How Silicon Valley Bank Went Bust
What happened to Silicon Valley Bank is that a boom in deposits in recent years amidst plentiful liquidity in the tech space left it with a challenge in earning an attractive return on those deposits. Lending opportunities among its tech customers were less than in other industries given that those customers had access to private capital and a tendency to be in an earlier stage of their lifecycle.
The bank chose to invest a large amount of the deposits in longer-maturity bonds with yields above what it was paying to depositors, including Treasury Bonds. While these investments had almost no credit risk, they had significant interest rate risk in that the market price of these bonds would drop in the event rates were to rise. And as we all know, rates rose sharply and swiftly last year, creating paper losses on those bonds.
Initially, deposits were affected because its customer base tended to have large balances and was attuned to maximizing the interest it received. With higher rates becoming increasingly available at other institutions, some Silicon Valley Bank clients moved their money. As its financial position gradually weakened, fear took hold and ignited a classic feedback loop culminating in last week’s run on deposits that led to the bank’s failure.
The Broader Impact of Silicon Valley Bank’s Failure
The clear consensus among financial industry experts is that while shorter-term fears may roil some other regional banks, the Silicon Valley Bank failure is not a harbinger of another 2008-type financial crisis. There are some unique attributes of Silicon Valley Bank that are not common across the broader banking sector that contribute to this view, along with the generally healthy financial condition of most major banks.
While all banks are affected by rising rates, e.g., the need to pay more interest on deposits, Silicon Valley Bank was acutely exposed to rising rates. Rising rates decreased the value of the bonds it had purchased with depositor money while increasing the amount it had to pay to depositors – a double whammy. And SVB also apparently did not hedge its portfolio exposure to rising rates, unlike most other banks.
Its customer base is concentrated among tech-driven start-up firms, where higher rates and a general pullback in tech reduced the amount of capital flowing to the industry, reducing the supply of cheap deposits.

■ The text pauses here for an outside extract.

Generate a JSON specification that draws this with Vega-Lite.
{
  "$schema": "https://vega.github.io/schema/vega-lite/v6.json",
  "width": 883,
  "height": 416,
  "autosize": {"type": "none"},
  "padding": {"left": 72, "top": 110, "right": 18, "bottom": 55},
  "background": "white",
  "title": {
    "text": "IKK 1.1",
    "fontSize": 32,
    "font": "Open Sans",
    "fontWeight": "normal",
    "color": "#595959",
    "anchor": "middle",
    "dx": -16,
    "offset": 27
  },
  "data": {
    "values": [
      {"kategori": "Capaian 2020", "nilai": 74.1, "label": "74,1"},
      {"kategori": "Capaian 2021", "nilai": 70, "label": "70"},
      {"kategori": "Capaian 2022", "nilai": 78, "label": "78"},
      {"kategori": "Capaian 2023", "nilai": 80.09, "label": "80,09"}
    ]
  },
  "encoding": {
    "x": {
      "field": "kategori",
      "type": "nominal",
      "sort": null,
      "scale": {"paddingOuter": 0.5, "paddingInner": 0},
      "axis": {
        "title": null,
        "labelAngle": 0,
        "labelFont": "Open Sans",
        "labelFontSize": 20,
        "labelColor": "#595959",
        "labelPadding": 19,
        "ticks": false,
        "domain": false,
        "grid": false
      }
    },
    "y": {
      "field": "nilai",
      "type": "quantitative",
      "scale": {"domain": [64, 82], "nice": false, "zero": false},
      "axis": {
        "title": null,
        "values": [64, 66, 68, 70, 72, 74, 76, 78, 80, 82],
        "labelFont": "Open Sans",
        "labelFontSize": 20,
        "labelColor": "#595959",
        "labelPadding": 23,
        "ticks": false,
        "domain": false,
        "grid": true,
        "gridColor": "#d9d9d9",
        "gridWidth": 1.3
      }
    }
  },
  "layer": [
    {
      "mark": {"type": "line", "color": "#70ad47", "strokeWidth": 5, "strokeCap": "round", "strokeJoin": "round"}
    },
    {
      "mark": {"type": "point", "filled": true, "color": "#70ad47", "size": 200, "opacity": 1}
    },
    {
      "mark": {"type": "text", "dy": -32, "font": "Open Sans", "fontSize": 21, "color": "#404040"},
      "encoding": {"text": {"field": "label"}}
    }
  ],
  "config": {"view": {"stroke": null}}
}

Finally, the demographics of Silicon Valley Bank’s customer base contributed to its failure. Their generally much larger depositors were both quicker to move their money to get higher rates (while the smaller depositors more characteristic of retail banks tend to leave their deposits alone) and because many corporate deposits were far in excess of FDIC insurance (which covers up to $250,000 per deposit account) the first whiff of trouble quickly escalated into herd behavior, with almost $42 billion pulled in the 24 hours leading up to the FDIC takeover.
We have looked at the potential impact on firms whose stock price was driven lower on Friday as a result of the Silicon Valley Bank failure. Most noteworthy is First Republic. We are not direct industry or company analysts, but we have looked at research and opinions of bank analysts who cover the stock and reviewed the information provided by First Republic relating to its financial condition.

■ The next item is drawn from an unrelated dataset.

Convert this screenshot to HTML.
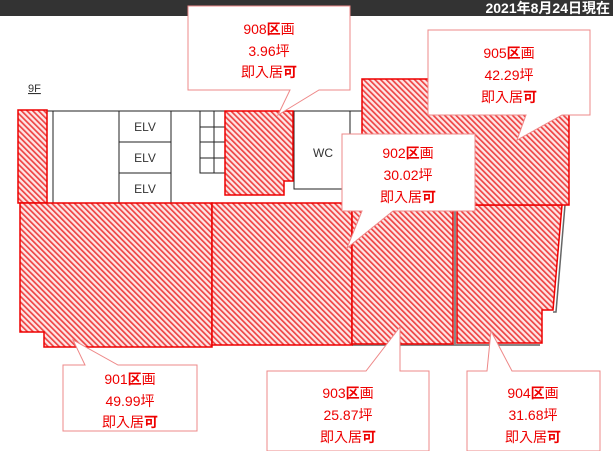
<!DOCTYPE html>
<html><head><meta charset="utf-8"><style>
body{margin:0;width:613px;height:451px;overflow:hidden;background:#fff}
svg{display:block}
text{font-family:"Liberation Sans","Noto Sans CJK JP",sans-serif}
</style></head><body>
<svg width="613" height="451" viewBox="0 0 613 451">
<defs>
<pattern id="h" width="4" height="4" patternUnits="userSpaceOnUse" patternTransform="rotate(-45)">
<rect width="4" height="4" fill="#fde6e6"/>
<rect x="0" y="0" width="1.7" height="4" fill="#ee4444"/>
</pattern>
</defs>
<rect x="0" y="0" width="613" height="16" fill="#333"/>
<text x="610" y="13" font-size="14" font-weight="bold" fill="#fff" text-anchor="end">2021年8月24日現在</text>
<text x="28" y="92" font-size="11" fill="#333" text-decoration="underline">9F</text>
<g stroke="#222" stroke-width="1" fill="none">
<line x1="47" y1="111" x2="362" y2="111"/>
<line x1="47" y1="111" x2="47" y2="203"/>
<line x1="53" y1="111" x2="53" y2="203"/>
<rect x="119" y="111" width="52" height="92"/>
<line x1="119" y1="142" x2="171" y2="142"/>
<line x1="119" y1="173" x2="171" y2="173"/>
<rect x="200" y="111" width="25" height="62"/>
<line x1="200" y1="127" x2="225" y2="127"/>
<line x1="200" y1="142" x2="225" y2="142"/>
<line x1="200" y1="158" x2="225" y2="158"/>
<line x1="214" y1="111" x2="214" y2="173"/>
<polyline points="294,111 294,189 350,189 350,111"/>
<line x1="362" y1="111" x2="362" y2="205"/>
<line x1="47" y1="203" x2="362" y2="203"/>
<line x1="352" y1="345" x2="540" y2="345" stroke="#888" stroke-width="2"/>
<line x1="455" y1="205" x2="455" y2="345" stroke="#888" stroke-width="2"/>
<polyline points="565,205 556,312 553,312" stroke="#666" stroke-width="1.5"/>
</g>
<g fill="url(#h)" stroke="#e00" stroke-width="1.5">
<rect x="18" y="110" width="29" height="93"/>
<polygon points="20,203 212,203 212,347 44,347 44,332 20,332"/>
<rect x="212" y="203" width="140" height="142"/>
<rect x="352" y="203" width="101" height="141"/>
<polygon points="457,205 562,205 553,310 542,310 542,343 457,343"/>
<polygon points="225,111 293,111 293,181 284,181 284,195 225,195"/>
<rect x="362" y="79" width="207" height="126"/>
</g>
<g fill="#333" font-size="12" text-anchor="middle">
<text x="145" y="131">ELV</text><text x="145" y="162">ELV</text><text x="145" y="193">ELV</text>
<text x="323" y="157">WC</text>
</g>
<g fill="#fff" stroke="#e88" stroke-width="1">
<polygon points="188,6 350,6 350,90 319,90 278,115 290,90 188,90"/>
<polygon points="428,30 590,30 590,115 562,115 517,140 526,115 428,115"/>
<polygon points="342,134 475,134 475,211 393,211 347,248 362,211 342,211"/>
<polygon points="63,365 85,365 73,340 118,365 197,365 197,431 63,431"/>
<polygon points="267,371 366,371 400,327 400,371 429,371 429,451 267,451"/>
<polygon points="467,371 487,371 491,331 512,371 600,371 600,451 467,451"/>
</g>
<g fill="#e00" font-size="14" text-anchor="middle">
<text x="269" y="34">908<tspan font-weight="bold">区</tspan>画</text><text x="269" y="56">3.96坪</text><text x="269" y="77">即入居<tspan font-weight="bold">可</tspan></text>
<text x="509" y="58">905<tspan font-weight="bold">区</tspan>画</text><text x="509" y="80">42.29坪</text><text x="509" y="102">即入居<tspan font-weight="bold">可</tspan></text>
<text x="408" y="158">902<tspan font-weight="bold">区</tspan>画</text><text x="408" y="180">30.02坪</text><text x="408" y="202">即入居<tspan font-weight="bold">可</tspan></text>
<text x="130" y="384">901<tspan font-weight="bold">区</tspan>画</text><text x="130" y="406">49.99坪</text><text x="130" y="427">即入居<tspan font-weight="bold">可</tspan></text>
<text x="348" y="398">903<tspan font-weight="bold">区</tspan>画</text><text x="348" y="420">25.87坪</text><text x="348" y="442">即入居<tspan font-weight="bold">可</tspan></text>
<text x="533" y="398">904<tspan font-weight="bold">区</tspan>画</text><text x="533" y="420">31.68坪</text><text x="533" y="442">即入居<tspan font-weight="bold">可</tspan></text>
</g>
</svg>
</body></html>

While fear is a powerful catalyst and can be difficult to predict, we note that First Republic has a significantly more diversified depositor base with low exposure to tech. The average consumer account size is below the FDIC insurance limit which in theory at least reduces any urgency to pull money (meanwhile all Silicon Valley Bank depositors are expected to have access to their money on Monday, March 13). First Republic also has access to significant liquidity.
Impact on Our Clients Is Mostly Minimal
From an investment standpoint, as a member of the S&P 500 and other U.S. stock market indexes, Silicon Valley Bank was an extremely small position in a few ETFs on our approved/recommended list. In the case of the S&P 500, Silicon Valley Bank comprised just 0.04% of the index at the start of the year, which is about 4 cents per $100 invested in the S&P 500 (it’s even smaller in other indexes). For comparison, the largest company in the S&P 500 is Apple at more than a 6.00% weighting.
The exposure to Silicon Valley Bank or Signature Bank from actively managed mutual funds in client portfolios is similarly negligible based on a review of client holdings.
Logistically there is some impact. Financial regulators said Sunday night that all depositors will have access to all their money on Monday, March 13 (including amounts above the FDIC limit) and normal banking operations like clearing checks, etc. are expected to continue normally. So any disruption should be minimal.
If you would like to review your bank deposits and the FDIC limit, please don’t hesitate to reach out. I can assess your individual banking situation and provide ideas on how to ensure all your deposits are insured.
Summary and Next Steps
The situation involving Silicon Valley Bank is very new and still developing. I will continue working hard to ensure we fully understand any ramifications that could impact you and will continue to do so in the days and weeks ahead.